# Supplied material start
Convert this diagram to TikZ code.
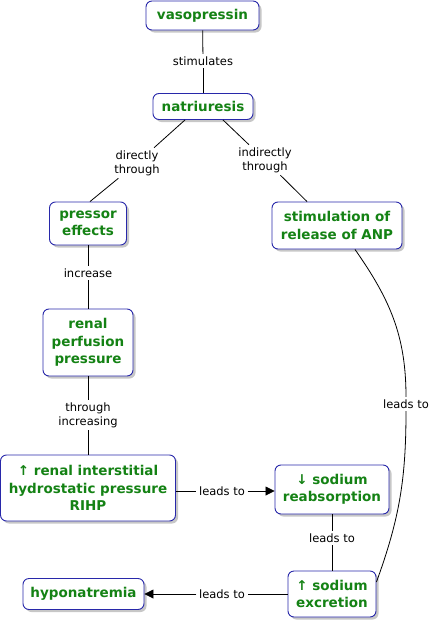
\documentclass[tikz,border=0pt]{standalone}
\usepackage{fontspec}
\setmainfont{DejaVu Sans}
\usetikzlibrary{arrows.meta,shadows}
\definecolor{cgreen}{RGB}{20,130,20}
\definecolor{cblue}{RGB}{40,40,170}
\tikzset{
  concept/.style={draw=cblue, line width=0.9pt, rounded corners=6pt, fill=white,
    text=cgreen, font=\fontsize{13.5}{17.5}\selectfont\bfseries, align=center,
    inner sep=0pt, drop shadow={shadow xshift=2.5pt, shadow yshift=-2.5pt, fill=black!22, opacity=1}},
  lbl/.style={font=\fontsize{11.5}{14}\selectfont, align=center, inner sep=2.5pt, fill=white, text=black},
  conn/.style={line width=0.8pt, black},
  arr/.style={conn, -{Triangle[length=9pt,width=9pt]}}
}
\begin{document}
\begin{tikzpicture}[x=1pt,y=-1pt]
\useasboundingbox (0,0) rectangle (433,624);
% concepts
\node[concept, minimum width=113pt, minimum height=29pt] (vas) at (202.5,15.5) {vasopressin};
\node[concept, minimum width=100pt, minimum height=26pt] (nat) at (203,106.5) {natriuresis};
\node[concept, minimum width=77pt, minimum height=43pt] (pres) at (88,223.5) {pressor\\effects};
\node[concept, minimum width=130pt, minimum height=47pt] (anp) at (337,225.5) {stimulation of\\release of ANP};
\node[concept, minimum width=90pt, minimum height=67pt] (rpp) at (88,342.5) {renal\\perfusion\\pressure};
\node[concept, minimum width=175pt, minimum height=66pt] (rihp) at (88,488) {↑ renal interstitial\\hydrostatic pressure\\RIHP};
\node[concept, minimum width=114pt, minimum height=49pt] (reab) at (332,489.5) {↓ sodium\\reabsorption};
\node[concept, minimum width=88pt, minimum height=46pt] (exc) at (332,594) {↑ sodium\\excretion};
\node[concept, minimum width=121pt, minimum height=31pt] (hypo) at (83.5,594) {hyponatremia};
% labels
\node[lbl] (l1) at (203,61) {stimulates};
\node[lbl] (l2) at (137,163) {directly\\through};
\node[lbl] (l3) at (265,160) {indirectly\\through};
\node[lbl] (l4) at (88,273) {increase};
\node[lbl] (l5) at (88,415) {through\\increasing};
\node[lbl] (l6) at (222,491) {leads to};
\node[lbl] (l7) at (332,538) {leads to};
\node[lbl] (l8) at (222,594) {leads to};
\node[lbl] (l9) at (406,404) {leads to};
% connectors
\draw[conn] (vas) -- (l1); \draw[conn] (l1) -- (nat);
\draw[conn] ([xshift=-18pt]nat.south) -- (l2); \draw[conn] (l2) -- ([xshift=2pt]pres.north);
\draw[conn] ([xshift=20pt]nat.south) -- (l3); \draw[conn] (l3) -- ([xshift=-30pt]anp.north);
\draw[conn] (pres) -- (l4); \draw[conn] (l4) -- (rpp);
\draw[conn] (rpp) -- (l5); \draw[conn] (l5) -- (rihp.north);
\draw[conn] (rihp.east |- l6) -- (l6); \draw[arr] (l6) -- (reab.west |- l6);
\draw[conn] (reab) -- (l7); \draw[conn] (l7) -- (exc);
\draw[conn] (exc.west |- l8) -- (l8); \draw[arr] (l8) -- (hypo.east |- l8);
\draw[conn] ([xshift=18pt]anp.south) to[out=-55,in=90] (l9.north);
\draw[conn] (l9.south) to[out=-90,in=70] ([yshift=12pt]exc.east);
\end{tikzpicture}
\end{document}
# Supplied material end
#### Written problem
Reproduce the material in its entirety and word for word, without the pictures.

#### Answer to the task
Convert this diagram to TikZ code.
\documentclass[tikz,border=0pt]{standalone}
\usepackage{fontspec}
\setmainfont{DejaVu Sans}
\usetikzlibrary{arrows.meta,shadows}
\definecolor{cgreen}{RGB}{20,130,20}
\definecolor{cblue}{RGB}{40,40,170}
\tikzset{
  concept/.style={draw=cblue, line width=0.9pt, rounded corners=6pt, fill=white,
    text=cgreen, font=\fontsize{13.5}{17.5}\selectfont\bfseries, align=center,
    inner sep=0pt, drop shadow={shadow xshift=2.5pt, shadow yshift=-2.5pt, fill=black!22, opacity=1}},
  lbl/.style={font=\fontsize{11.5}{14}\selectfont, align=center, inner sep=2.5pt, fill=white, text=black},
  conn/.style={line width=0.8pt, black},
  arr/.style={conn, -{Triangle[length=9pt,width=9pt]}}
}
\begin{document}
\begin{tikzpicture}[x=1pt,y=-1pt]
\useasboundingbox (0,0) rectangle (433,624);
% concepts
\node[concept, minimum width=113pt, minimum height=29pt] (vas) at (202.5,15.5) {vasopressin};
\node[concept, minimum width=100pt, minimum height=26pt] (nat) at (203,106.5) {natriuresis};
\node[concept, minimum width=77pt, minimum height=43pt] (pres) at (88,223.5) {pressor\\effects};
\node[concept, minimum width=130pt, minimum height=47pt] (anp) at (337,225.5) {stimulation of\\release of ANP};
\node[concept, minimum width=90pt, minimum height=67pt] (rpp) at (88,342.5) {renal\\perfusion\\pressure};
\node[concept, minimum width=175pt, minimum height=66pt] (rihp) at (88,488) {↑ renal interstitial\\hydrostatic pressure\\RIHP};
\node[concept, minimum width=114pt, minimum height=49pt] (reab) at (332,489.5) {↓ sodium\\reabsorption};
\node[concept, minimum width=88pt, minimum height=46pt] (exc) at (332,594) {↑ sodium\\excretion};
\node[concept, minimum width=121pt, minimum height=31pt] (hypo) at (83.5,594) {hyponatremia};
% labels
\node[lbl] (l1) at (203,61) {stimulates};
\node[lbl] (l2) at (137,163) {directly\\through};
\node[lbl] (l3) at (265,160) {indirectly\\through};
\node[lbl] (l4) at (88,273) {increase};
\node[lbl] (l5) at (88,415) {through\\increasing};
\node[lbl] (l6) at (222,491) {leads to};
\node[lbl] (l7) at (332,538) {leads to};
\node[lbl] (l8) at (222,594) {leads to};
\node[lbl] (l9) at (406,404) {leads to};
% connectors
\draw[conn] (vas) -- (l1); \draw[conn] (l1) -- (nat);
\draw[conn] ([xshift=-18pt]nat.south) -- (l2); \draw[conn] (l2) -- ([xshift=2pt]pres.north);
\draw[conn] ([xshift=20pt]nat.south) -- (l3); \draw[conn] (l3) -- ([xshift=-30pt]anp.north);
\draw[conn] (pres) -- (l4); \draw[conn] (l4) -- (rpp);
\draw[conn] (rpp) -- (l5); \draw[conn] (l5) -- (rihp.north);
\draw[conn] (rihp.east |- l6) -- (l6); \draw[arr] (l6) -- (reab.west |- l6);
\draw[conn] (reab) -- (l7); \draw[conn] (l7) -- (exc);
\draw[conn] (exc.west |- l8) -- (l8); \draw[arr] (l8) -- (hypo.east |- l8);
\draw[conn] ([xshift=18pt]anp.south) to[out=-55,in=90] (l9.north);
\draw[conn] (l9.south) to[out=-90,in=70] ([yshift=12pt]exc.east);
\end{tikzpicture}
\end{document}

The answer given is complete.